= Charles-Étienne Pesselier =

Charles-Étienne Pesselier (9 July 1712, in Paris – 24 April 1763, in Paris) was an 18th-century French playwright and librettist.

After studying at collège des Quatre-Nations, Pesselier applied for three years to the study of law. He then obtained employment in Ferme générale and showed such skill that he was given responsibility to open a school of finances in his home.

While fulfilling his duties Pesselier devoted his leisure to literature and gave Comédie-Italienne L'École du temps, which was a marked success. The following year, this play was followed by Ésope au Parnasse, also in one act and verse, which was received with applause.

== Works ==
- 1738: L'École du temps, comedy in one act and in verse, successfully given at Théâtre-Italien, 11 September;
- 1739: Ésope au Parnasse, comedy in one act and in verse, presented at Théâtre-Français, 14 October;
- 1739: Lettres d'Angélique à Thérèse, in-12;
- 1748: Fables nouvelles, Paris, in-8°;
- 1742: Pièces de théâtres et poésies fugitives, Paris, in-8°;
- 1753: Dialogues des morts, 2 vol. ln-12;
- 1753: Esprit de Montaigne, 2 vol. in-12;
- 1758: Azor et Ismène, ballet, in-8°;
- 1759: Idée générale des finances, in-fol.;
- 1761: Doutes proposés à l'auteur de la théorie de l'impôt, in-4° (in which Pesselier refutes the "Theory of tax" by Mirabeau;
- 1762: Lettres sur l'éducation, 2 vol. in-12, etc.

Pesselier collaborated with the Glaneur français (1735–1737) and gave editions of the Œuvres by Autreau (1749, 4 vol.) and Pagan (1760, 4 vol.). In addition, he authored the articles Exemption, Ferme (Fermes du Roi (Bail des), Fermes (cinq grosses) of the Encyclopédie by Diderot and D'Alembert.

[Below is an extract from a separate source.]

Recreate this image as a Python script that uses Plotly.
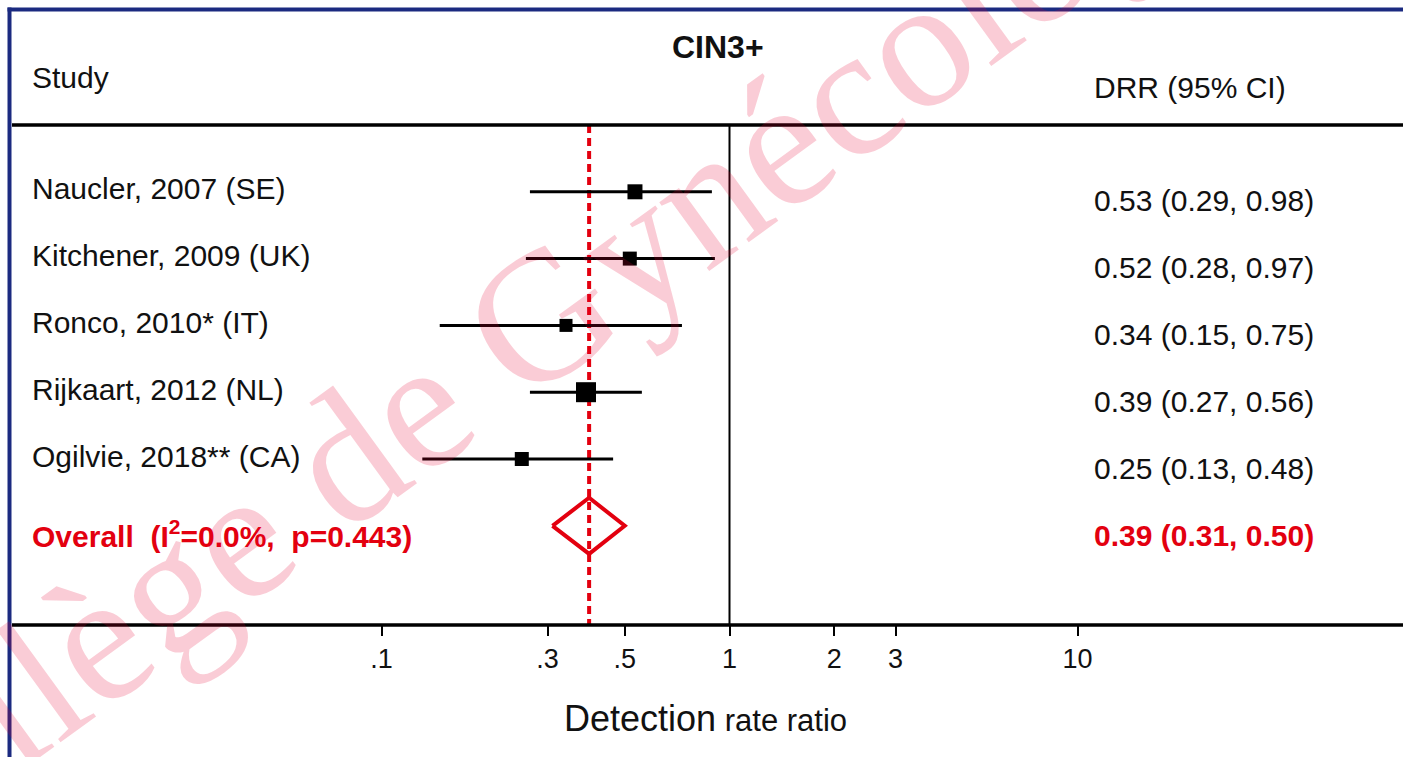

King Stanisław Leszczyński of Poland gave him the title of ordinary counselor secretary. He was a partner of the Académies de Rouen, Nancy and Angers.

== Sources ==
- Pierre Larousse, Grand Dictionnaire universel du XIXe, vol. 12, Paris, Administration du grand Dictionnaire universel, 1866, (p. 695).
- Alain Nabarra; Pesselier, Charles-Étienne (1712-1763), In J. Sgard: Dictionnaires des journalistes. Grenoble (1976), (p. 299-300)
- Bernard Delmas : « L'anti-physiocratie des financiers : les Doutes de Charles-Étienne Pesselier sur la Théorie de l'impôt du marquis de Mirabeau et l'instruction générale » in : Les Voies De La Richesse ? : La Physiocratie en Question (1760-1850). Gérard Klotz, Philippe Minard & Arnaud Orain (eds.), Presses Universitaires de Rennes, septembre 2017, pp. 79–104.